Trading Off IT Service Availability and Costs

Trading Off IT Service Availability and Costs

In order to control an internally or externally provided IT service, service level agreements (SLA) are formulated between service provider and consumer. Besides other information, SLA include guarantees for quality metrics to ensure a fast, safe, and secure IT service provision. One of the most crucial quality metrics for consumers is the service availability.

The IT Infrastructure Library (ITIL) defines availability as “the ability of a service […] to perform its agreed function when required”, thus this metric is at “the core of customer satisfaction” for IT service providers. If service availability falls below the agreed level, penalty costs will arise for the provider in the short-term, but the loss of reputation may be harder to deal with in the long-term. Hence it is crucial for IT service providers to ensure sufficient availability levels – of course at a minimum cost.

Four principal approaches can be identified to increase availability:

  • Fault prevention means to minimize the probability of faults in the system, e.g., by using high quality software and hardware components
  • Fault tolerance means to ensure operation even in the case of faults, normally by introducing redundancy mechanisms
  • Fault forecasting means to know beforehand that a fault will occur so that counter-measures can be taken, e.g., by combining monitoring data and data stream analytics
  • Fault removal means to minimize the time to recover in case of a fault and requires fault identification techniques as well as a set of immediately available (and ideally automatic) counter-measures

The first two of these approaches may be considered in the service design stage. However, the success of fault prevention is limited due to the fact that faults can never be excluded completely. Therefore, fault tolerance mechanisms are a powerful but expensive approach to increase availability.
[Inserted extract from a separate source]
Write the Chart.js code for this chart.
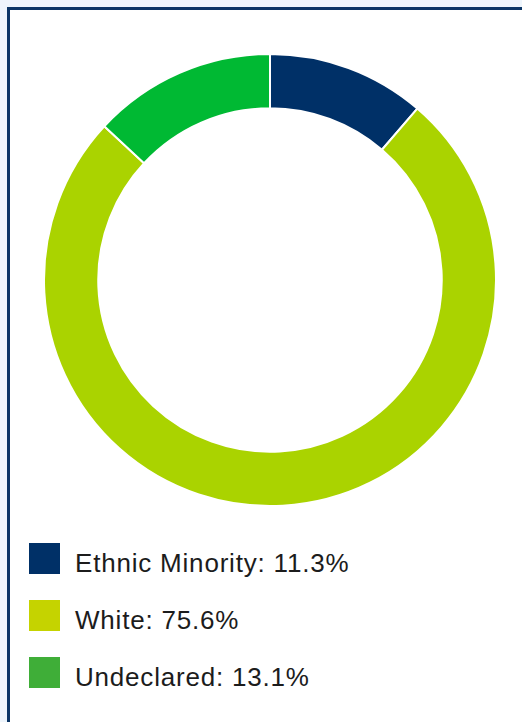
<!DOCTYPE html>
<html>
<head>
<meta charset="utf-8">
<script src="https://cdn.jsdelivr.net/npm/chart.js@4.4.1/dist/chart.umd.min.js"></script>
<style>
  html, body { margin: 0; padding: 0; background: #eef5fc; overflow: hidden; }
  body { width: 522px; height: 722px; position: relative; font-family: "Liberation Sans", Arial, sans-serif; }
  .panel {
    position: absolute; left: 7px; top: 7px; width: 620px; height: 800px;
    background: #fff; border: 3px solid #0b3566; box-sizing: border-box;
  }
  .chart-box { position: absolute; left: 43px; top: 53px; width: 454px; height: 454px; }
  #legend { position: absolute; left: 29px; top: 543px; margin: 0; padding: 0; list-style: none; }
  #legend li { display: flex; align-items: center; height: 31px; margin-bottom: 26px; }
  #legend .swatch { width: 31px; height: 31px; margin-right: 15px; flex: none; }
  #legend .txt {
    font-size: 26px; color: #1c1c1c; line-height: 31px; letter-spacing: 0.8px;
    position: relative; top: 5px; white-space: nowrap;
  }
</style>
</head>
<body>
<div class="panel"></div>
<div class="chart-box"><canvas id="donut"></canvas></div>
<ul id="legend"></ul>

<script>
  const categories = ['Ethnic Minority', 'White', 'Undeclared'];
  const shares = [11.3, 75.6, 13.1];
  const sliceColors = ['#003067', '#aad300', '#00b933'];
  const keyColors = ['#003067', '#c5d300', '#3fae38'];

  // legend list
  const legend = document.getElementById('legend');
  categories.forEach((name, i) => {
    const li = document.createElement('li');
    li.innerHTML = `<span class="swatch" style="background:${keyColors[i]}"></span>` +
      `<span class="txt">${name}: ${shares[i].toFixed(1)}%</span>`;
    legend.appendChild(li);
  });

  new Chart(document.getElementById('donut'), {
    type: 'doughnut',
    data: {
      labels: categories,
      datasets: [{
        data: shares,
        backgroundColor: sliceColors,
        borderColor: '#ffffff',
        borderWidth: 2,
      }]
    },
    options: {
      responsive: true,
      maintainAspectRatio: false,
      animation: false,
      cutout: '76%',
      layout: { padding: 0 },
      plugins: {
        legend: { display: false },
        tooltip: { enabled: false },
      }
    }
  });
</script>
</body>
</html>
In order to tradeoff costs and effects of redundancy mechanisms, a redundancy allocation problem (RAP) can be defined. With regard to this combinatorial optimization problem, a service is divided into its subsystems in which redundancy can be applied. Using a combination of meta-heuristics and simulation, combinations of redundancy mechanisms can be identified for which availability and costs are nearly optimal. Following a Pareto approach, the results can be visualized as a Pareto front which represents the trade-off between both objectives, as can be seen in this figure. On this basis, a decision maker in the service design stage can choose a suitable redundancy design from the points depicted.